Content has simply become a way of life. Many of us create it. All of us consume it. It’s unnatural behavior. If you don’t think so, go look at Influencers in the Wild or attend a Trump rally.

Humans haven’t evolved to be able consume everything all of the time. But we’re only partially aware of the implications of this lifestyle. We’re conducting a mass psychological experiment on our society without a clear understanding of the potential outcomes. My generation (Millennials) should consider ourselves lucky we grew up at a time when the content wasn’t yet overpowering. I didn’t have Instagram until college. Kids today are always plugged in because it’s what their world requires.

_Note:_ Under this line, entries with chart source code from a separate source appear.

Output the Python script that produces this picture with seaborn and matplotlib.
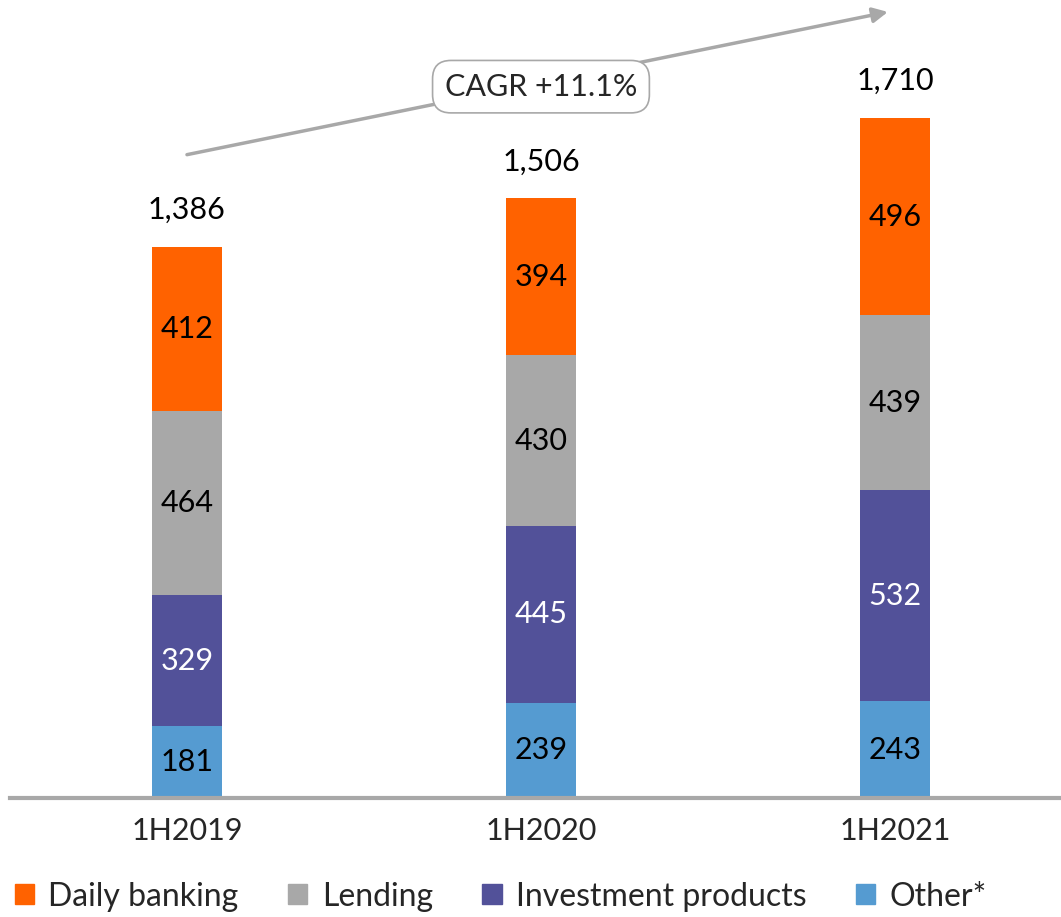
import matplotlib
matplotlib.use("Agg")
import matplotlib.pyplot as plt
import matplotlib.patches as mpatches
import seaborn as sns
import pandas as pd
import numpy as np

# data
periods = ["1H2019", "1H2020", "1H2021"]
segments = ["Daily banking", "Lending", "Investment products", "Other*"]
daily_banking = [412, 394, 496]
lending = [464, 430, 439]
investment = [329, 445, 532]
other = [181, 239, 243]
totals = [1386, 1506, 1710]
cagr_label = "CAGR +11.1%"

colors = {"Daily banking": "#FF6200", "Lending": "#A8A8A8",
          "Investment products": "#525199", "Other*": "#559BD1"}
label_colors = {"Daily banking": "black", "Lending": "black",
                "Investment products": "white", "Other*": "black"}

sns.set_style("white")
plt.rcParams["font.family"] = ["Lato", "DejaVu Sans"]

df = pd.DataFrame({"period": periods, "Other*": other, "Investment products": investment,
                   "Lending": lending, "Daily banking": daily_banking})
stack_order = ["Other*", "Investment products", "Lending", "Daily banking"]
cum = df[stack_order].cumsum(axis=1)

fig = plt.figure(figsize=(10.61, 9.17), dpi=100)
ax = fig.add_axes([0.0094, 0.1298, 0.9906, 0.8702])

# draw cumulative bars, tallest first, so each segment shows on top of the next
for seg in reversed(stack_order):
    sns.barplot(x=df["period"], y=cum[seg], color=colors[seg], width=0.198,
                saturation=1, ax=ax, order=periods, linewidth=0)

# segment labels
for seg in stack_order:
    for i, p in enumerate(periods):
        top = cum.loc[i, seg]
        mid = top - df.loc[i, seg] / 2
        ax.text(i, mid, f"{df.loc[i, seg]}", ha="center", va="center",
                fontsize=22, color=label_colors[seg])

# totals
for i, t in enumerate(totals):
    ax.text(i, t + 93, f"{t:,}", ha="center", va="center", fontsize=22, color="black")

# CAGR arrow
ax.annotate("", xy=(1.98, 1977), xytext=(0.0, 1618),
            arrowprops=dict(arrowstyle="-|>,head_length=0.9,head_width=0.45",
                            color="#A8A8A8", lw=2.5, shrinkA=0, shrinkB=0))
ax.text(1.0, 1789, cagr_label, ha="center", va="center", fontsize=22,
        bbox=dict(boxstyle="round,pad=0.4,rounding_size=0.6", fc="white",
                  ec="#A8A8A8", lw=1.2))

ax.set_xlim(-0.5, 2.469)
ax.set_ylim(0, 2007)
ax.set_xlabel("")
ax.set_ylabel("")
ax.set_yticks([])
ax.tick_params(axis="x", length=0, labelsize=22, pad=14)
for s in ["top", "right", "left"]:
    ax.spines[s].set_visible(False)
ax.spines["bottom"].set_color("#A8A8A8")
ax.spines["bottom"].set_linewidth(3)

handles = [mpatches.Patch(color=colors[s], label=s) for s in segments]
fig.legend(handles=handles, loc="lower left", bbox_to_anchor=(0.002, -0.008), ncol=4,
           frameon=False, fontsize=23, handlelength=0.6, handleheight=0.6,
           handletextpad=0.45, columnspacing=1.55, borderaxespad=0)

fig.savefig("out.png", dpi=100)
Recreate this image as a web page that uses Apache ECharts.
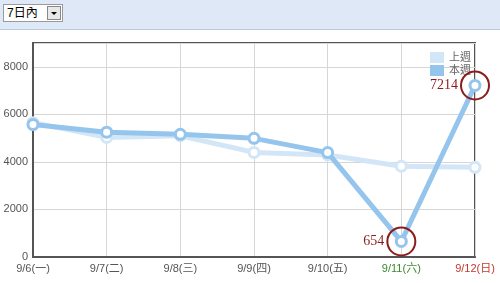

In Adam Alter’s 2018 book “Irresistible,” he interviewed tech executives who said they wouldn’t allow their kids to use social media because they knew exactly how addictive it is. If the folks who invented the technology don’t want their kids around it, maybe I should plan to limit my child’s tech exposure as well? But will it even be possible to socialize them without a cellphone and TikTok account (or whatever social app is dominating in 10 years)? I know rich parents who can’t even keep their kids off their phones. Why?

Probably because they’re the children of addicts, making them more likely to become addicts themselves. A friend of mine posts her infant on Instagram multiple times a day. How is that kid not going to be addicted to content from the moment she can hold a phone? The best thing I could probably do for my unborn child is cure myself of my content affliction. It’s also the best thing I could do for my relationships, work ethic, mental health, and general enjoyment of life.

Because when I look back on my life, there’s not likely to be many moments spent consuming content that I’ll remember.

Knowing that, I’ve still clicked off to other tabs 100 times while writing this essay. And the urge is building to make it 101. So it’s best we end things right now.